ZH - Na teoria do Politécnico se fala muito em conectar teoria e prática, mas o que observamos é que a maioria dos professores considera uma forma de maquiar números de evasão e repetência. Existe falha na implantação?
Azevedo- Não, isso é uma fuga para não implantar o projeto. Nós não forçamos nem obrigamos que nenhum aluno seja aprovado sem que tenha domínio de conhecimento, agora quando um aluno não aprende, isso ocorre por várias razões. Na maioria dos casos, quando um aluno não aprende, é porque alguém não ensina. E isso é por dificuldades, ou por incompetência, ou por omissão.
ZH- E esse tipo de situação não se repete em outras escolas?
Azevedo - Não. Onde está sendo implantado conforme as orientações da secretaria, em geral pelo menos as pessoas fazem o trabalho tradicional bem feito. Não quer dizer que não existam problemas aqui, ali. Estamos aqui há três anos e meio e essa rede estava abandonada, começamos a organizar. Mas, por exemplo, no Julinho não faltam recursos humanos. O quadro do Julinho é uma questão de gestão. E não recebemos qualquer solicitação de reposição de professores. Outra coisa muito séria que tem ali é que no dia 20 de novembro os alunos foram dispensados, pelo jeito ficaram com alguns alunos com problemas de aprendizagem, quando, na verdade, todos os alunos têm de ter 200 dias letivos e mil horas.
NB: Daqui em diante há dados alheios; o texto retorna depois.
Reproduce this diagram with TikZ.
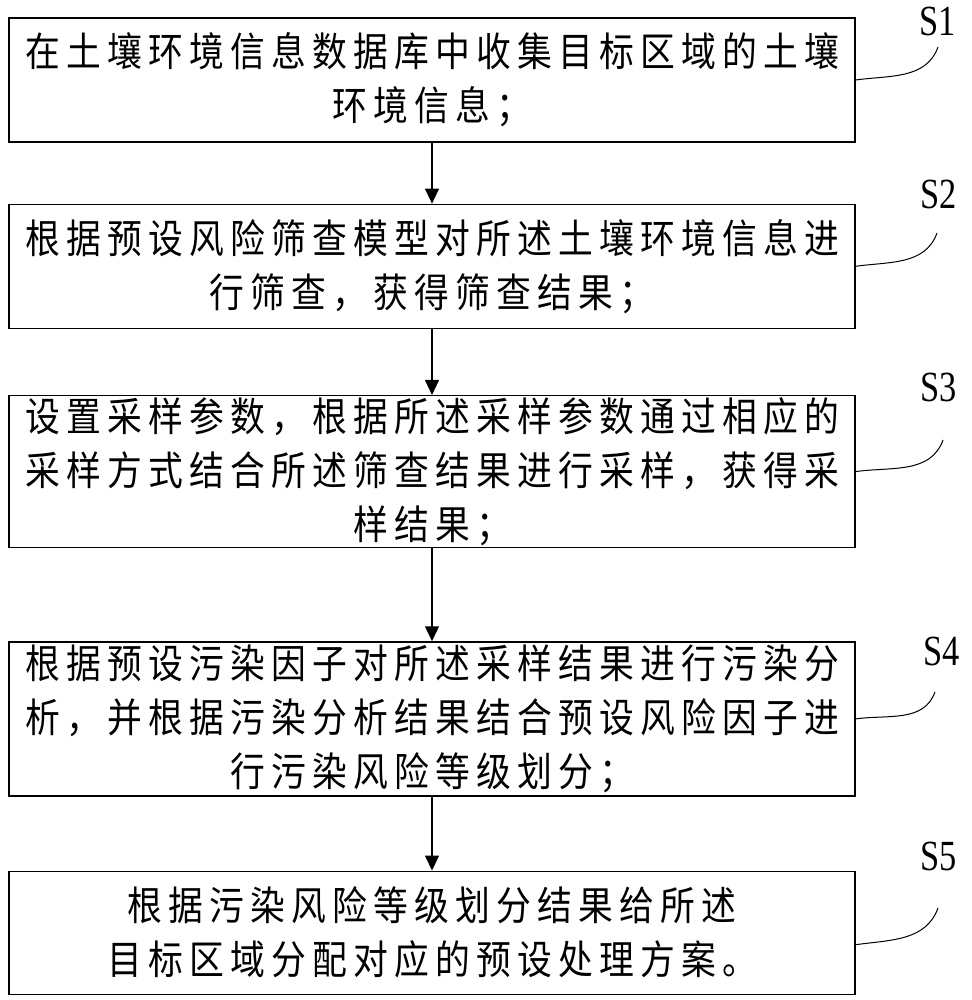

O calendário não foi cumprido, a greve foi recuperada. Foram mais de 3 mil períodos letivos perdidos, mas eles só recuperaram 48. Tem outras escolas que vão entrar em janeiro por causa da greve, e eles não cumpriram.
ZH - Vocês não tinham percebido isso antes? Porque a escola faz um plano de recuperação e entrega para a secretaria. Isso não tinha chamado a atenção de vocês?
Azevedo - Não.
ZH - Não fica parecendo uma caça às bruxas ao Julinho, como se não existissem problemas nas outras? É possível um acompanhamento em outras escolas?
Azevedo - Normalmente, temos acompanhamento em outras escolas. Temos algumas dificuldades em Porto Alegre porque são 267 escolas e só uma coordenadoria. Mas, mesmo assim, temos um acompanhamento geral. E se soubermos de outros casos vamos investigar também.